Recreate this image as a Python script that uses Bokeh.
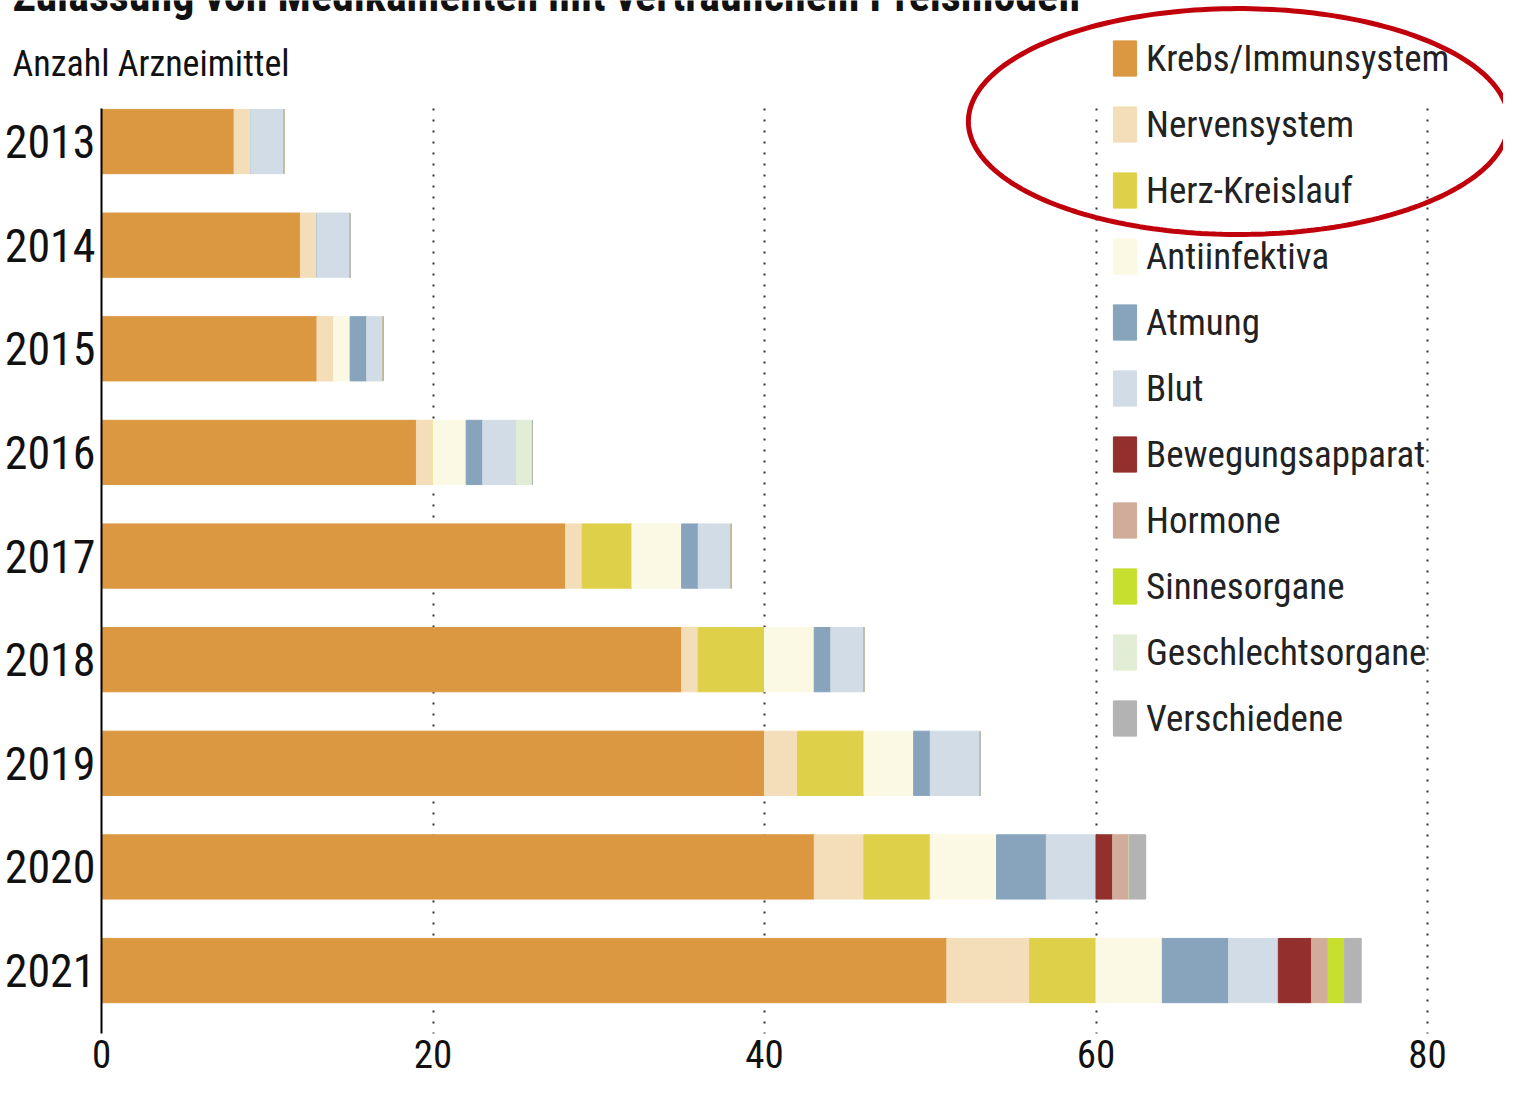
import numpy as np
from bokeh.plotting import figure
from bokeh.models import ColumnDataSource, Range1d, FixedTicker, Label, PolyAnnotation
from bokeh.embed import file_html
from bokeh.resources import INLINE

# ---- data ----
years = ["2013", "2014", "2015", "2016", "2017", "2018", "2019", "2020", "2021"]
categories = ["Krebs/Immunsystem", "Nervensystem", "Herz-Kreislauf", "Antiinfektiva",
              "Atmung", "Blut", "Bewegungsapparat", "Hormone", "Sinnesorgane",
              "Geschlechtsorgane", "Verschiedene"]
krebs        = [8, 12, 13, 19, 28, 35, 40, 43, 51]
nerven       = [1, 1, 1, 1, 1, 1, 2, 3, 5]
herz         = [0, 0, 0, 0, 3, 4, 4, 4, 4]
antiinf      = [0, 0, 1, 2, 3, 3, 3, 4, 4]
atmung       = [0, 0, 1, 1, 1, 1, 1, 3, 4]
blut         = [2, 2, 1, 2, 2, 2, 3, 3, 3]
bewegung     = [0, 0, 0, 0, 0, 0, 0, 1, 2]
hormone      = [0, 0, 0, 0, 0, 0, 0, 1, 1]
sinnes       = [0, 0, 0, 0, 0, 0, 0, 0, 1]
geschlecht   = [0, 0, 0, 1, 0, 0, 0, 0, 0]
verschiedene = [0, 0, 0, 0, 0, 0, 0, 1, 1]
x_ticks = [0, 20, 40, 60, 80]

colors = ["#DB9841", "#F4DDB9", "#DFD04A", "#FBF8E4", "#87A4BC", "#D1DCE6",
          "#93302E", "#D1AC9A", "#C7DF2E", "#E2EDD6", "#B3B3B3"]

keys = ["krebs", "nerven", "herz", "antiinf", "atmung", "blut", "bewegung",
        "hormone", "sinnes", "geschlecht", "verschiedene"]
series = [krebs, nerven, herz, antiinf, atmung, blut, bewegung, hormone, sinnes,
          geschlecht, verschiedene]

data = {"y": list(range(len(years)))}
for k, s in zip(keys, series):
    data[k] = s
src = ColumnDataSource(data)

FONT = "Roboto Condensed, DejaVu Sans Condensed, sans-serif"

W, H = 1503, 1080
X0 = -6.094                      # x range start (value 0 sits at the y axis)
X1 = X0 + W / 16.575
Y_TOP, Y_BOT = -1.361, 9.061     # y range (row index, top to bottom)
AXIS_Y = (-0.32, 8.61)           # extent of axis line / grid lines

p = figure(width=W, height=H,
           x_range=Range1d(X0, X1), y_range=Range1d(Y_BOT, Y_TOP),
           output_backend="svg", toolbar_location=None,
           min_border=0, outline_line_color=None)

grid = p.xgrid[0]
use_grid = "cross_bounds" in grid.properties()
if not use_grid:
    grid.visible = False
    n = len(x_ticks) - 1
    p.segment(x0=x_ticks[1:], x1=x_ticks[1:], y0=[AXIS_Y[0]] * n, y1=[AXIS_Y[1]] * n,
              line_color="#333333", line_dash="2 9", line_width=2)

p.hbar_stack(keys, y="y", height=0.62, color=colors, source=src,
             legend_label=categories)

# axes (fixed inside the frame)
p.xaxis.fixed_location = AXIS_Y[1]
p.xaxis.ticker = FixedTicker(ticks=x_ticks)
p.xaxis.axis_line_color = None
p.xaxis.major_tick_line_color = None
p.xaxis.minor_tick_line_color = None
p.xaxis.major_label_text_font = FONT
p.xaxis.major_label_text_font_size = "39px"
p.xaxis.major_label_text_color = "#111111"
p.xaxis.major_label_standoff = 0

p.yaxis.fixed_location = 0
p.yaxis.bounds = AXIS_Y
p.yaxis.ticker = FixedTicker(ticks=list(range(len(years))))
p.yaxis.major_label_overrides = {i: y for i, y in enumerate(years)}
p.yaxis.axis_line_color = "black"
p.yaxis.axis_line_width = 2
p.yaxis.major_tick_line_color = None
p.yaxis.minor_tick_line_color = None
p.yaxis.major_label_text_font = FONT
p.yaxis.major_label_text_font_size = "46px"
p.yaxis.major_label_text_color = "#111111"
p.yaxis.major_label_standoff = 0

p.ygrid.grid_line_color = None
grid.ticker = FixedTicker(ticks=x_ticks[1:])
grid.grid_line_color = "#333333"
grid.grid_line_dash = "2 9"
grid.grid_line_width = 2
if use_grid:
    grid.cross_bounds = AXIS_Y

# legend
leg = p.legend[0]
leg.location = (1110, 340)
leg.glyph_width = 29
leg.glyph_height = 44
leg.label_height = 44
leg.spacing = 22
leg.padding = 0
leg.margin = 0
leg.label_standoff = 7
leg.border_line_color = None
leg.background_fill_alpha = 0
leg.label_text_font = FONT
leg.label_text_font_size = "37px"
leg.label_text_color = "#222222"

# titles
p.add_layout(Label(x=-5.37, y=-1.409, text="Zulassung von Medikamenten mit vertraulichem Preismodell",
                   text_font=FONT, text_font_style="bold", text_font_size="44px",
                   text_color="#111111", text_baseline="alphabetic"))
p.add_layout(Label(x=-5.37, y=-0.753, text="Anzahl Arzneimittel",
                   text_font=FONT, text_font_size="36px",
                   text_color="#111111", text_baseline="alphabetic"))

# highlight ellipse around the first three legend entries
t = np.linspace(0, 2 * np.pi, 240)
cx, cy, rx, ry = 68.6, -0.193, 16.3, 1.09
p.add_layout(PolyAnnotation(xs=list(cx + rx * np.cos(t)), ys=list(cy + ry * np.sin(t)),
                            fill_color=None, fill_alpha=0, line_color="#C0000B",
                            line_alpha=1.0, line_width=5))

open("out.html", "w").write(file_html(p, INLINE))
○ ○ ○ ○ ○ ○ ○
TO DO: Quote everything in the listing above exactly; pictures are the only thing to omit.

EXPECTED ANSWER:
Recreate this image as a Python script that uses Bokeh.
import numpy as np
from bokeh.plotting import figure
from bokeh.models import ColumnDataSource, Range1d, FixedTicker, Label, PolyAnnotation
from bokeh.embed import file_html
from bokeh.resources import INLINE

# ---- data ----
years = ["2013", "2014", "2015", "2016", "2017", "2018", "2019", "2020", "2021"]
categories = ["Krebs/Immunsystem", "Nervensystem", "Herz-Kreislauf", "Antiinfektiva",
              "Atmung", "Blut", "Bewegungsapparat", "Hormone", "Sinnesorgane",
              "Geschlechtsorgane", "Verschiedene"]
krebs        = [8, 12, 13, 19, 28, 35, 40, 43, 51]
nerven       = [1, 1, 1, 1, 1, 1, 2, 3, 5]
herz         = [0, 0, 0, 0, 3, 4, 4, 4, 4]
antiinf      = [0, 0, 1, 2, 3, 3, 3, 4, 4]
atmung       = [0, 0, 1, 1, 1, 1, 1, 3, 4]
blut         = [2, 2, 1, 2, 2, 2, 3, 3, 3]
bewegung     = [0, 0, 0, 0, 0, 0, 0, 1, 2]
hormone      = [0, 0, 0, 0, 0, 0, 0, 1, 1]
sinnes       = [0, 0, 0, 0, 0, 0, 0, 0, 1]
geschlecht   = [0, 0, 0, 1, 0, 0, 0, 0, 0]
verschiedene = [0, 0, 0, 0, 0, 0, 0, 1, 1]
x_ticks = [0, 20, 40, 60, 80]

colors = ["#DB9841", "#F4DDB9", "#DFD04A", "#FBF8E4", "#87A4BC", "#D1DCE6",
          "#93302E", "#D1AC9A", "#C7DF2E", "#E2EDD6", "#B3B3B3"]

keys = ["krebs", "nerven", "herz", "antiinf", "atmung", "blut", "bewegung",
        "hormone", "sinnes", "geschlecht", "verschiedene"]
series = [krebs, nerven, herz, antiinf, atmung, blut, bewegung, hormone, sinnes,
          geschlecht, verschiedene]

data = {"y": list(range(len(years)))}
for k, s in zip(keys, series):
    data[k] = s
src = ColumnDataSource(data)

FONT = "Roboto Condensed, DejaVu Sans Condensed, sans-serif"

W, H = 1503, 1080
X0 = -6.094                      # x range start (value 0 sits at the y axis)
X1 = X0 + W / 16.575
Y_TOP, Y_BOT = -1.361, 9.061     # y range (row index, top to bottom)
AXIS_Y = (-0.32, 8.61)           # extent of axis line / grid lines

p = figure(width=W, height=H,
           x_range=Range1d(X0, X1), y_range=Range1d(Y_BOT, Y_TOP),
           output_backend="svg", toolbar_location=None,
           min_border=0, outline_line_color=None)

grid = p.xgrid[0]
use_grid = "cross_bounds" in grid.properties()
if not use_grid:
    grid.visible = False
    n = len(x_ticks) - 1
    p.segment(x0=x_ticks[1:], x1=x_ticks[1:], y0=[AXIS_Y[0]] * n, y1=[AXIS_Y[1]] * n,
              line_color="#333333", line_dash="2 9", line_width=2)

p.hbar_stack(keys, y="y", height=0.62, color=colors, source=src,
             legend_label=categories)

# axes (fixed inside the frame)
p.xaxis.fixed_location = AXIS_Y[1]
p.xaxis.ticker = FixedTicker(ticks=x_ticks)
p.xaxis.axis_line_color = None
p.xaxis.major_tick_line_color = None
p.xaxis.minor_tick_line_color = None
p.xaxis.major_label_text_font = FONT
p.xaxis.major_label_text_font_size = "39px"
p.xaxis.major_label_text_color = "#111111"
p.xaxis.major_label_standoff = 0

p.yaxis.fixed_location = 0
p.yaxis.bounds = AXIS_Y
p.yaxis.ticker = FixedTicker(ticks=list(range(len(years))))
p.yaxis.major_label_overrides = {i: y for i, y in enumerate(years)}
p.yaxis.axis_line_color = "black"
p.yaxis.axis_line_width = 2
p.yaxis.major_tick_line_color = None
p.yaxis.minor_tick_line_color = None
p.yaxis.major_label_text_font = FONT
p.yaxis.major_label_text_font_size = "46px"
p.yaxis.major_label_text_color = "#111111"
p.yaxis.major_label_standoff = 0

p.ygrid.grid_line_color = None
grid.ticker = FixedTicker(ticks=x_ticks[1:])
grid.grid_line_color = "#333333"
grid.grid_line_dash = "2 9"
grid.grid_line_width = 2
if use_grid:
    grid.cross_bounds = AXIS_Y

# legend
leg = p.legend[0]
leg.location = (1110, 340)
leg.glyph_width = 29
leg.glyph_height = 44
leg.label_height = 44
leg.spacing = 22
leg.padding = 0
leg.margin = 0
leg.label_standoff = 7
leg.border_line_color = None
leg.background_fill_alpha = 0
leg.label_text_font = FONT
leg.label_text_font_size = "37px"
leg.label_text_color = "#222222"

# titles
p.add_layout(Label(x=-5.37, y=-1.409, text="Zulassung von Medikamenten mit vertraulichem Preismodell",
                   text_font=FONT, text_font_style="bold", text_font_size="44px",
                   text_color="#111111", text_baseline="alphabetic"))
p.add_layout(Label(x=-5.37, y=-0.753, text="Anzahl Arzneimittel",
                   text_font=FONT, text_font_size="36px",
                   text_color="#111111", text_baseline="alphabetic"))

# highlight ellipse around the first three legend entries
t = np.linspace(0, 2 * np.pi, 240)
cx, cy, rx, ry = 68.6, -0.193, 16.3, 1.09
p.add_layout(PolyAnnotation(xs=list(cx + rx * np.cos(t)), ys=list(cy + ry * np.sin(t)),
                            fill_color=None, fill_alpha=0, line_color="#C0000B",
                            line_alpha=1.0, line_width=5))

open("out.html", "w").write(file_html(p, INLINE))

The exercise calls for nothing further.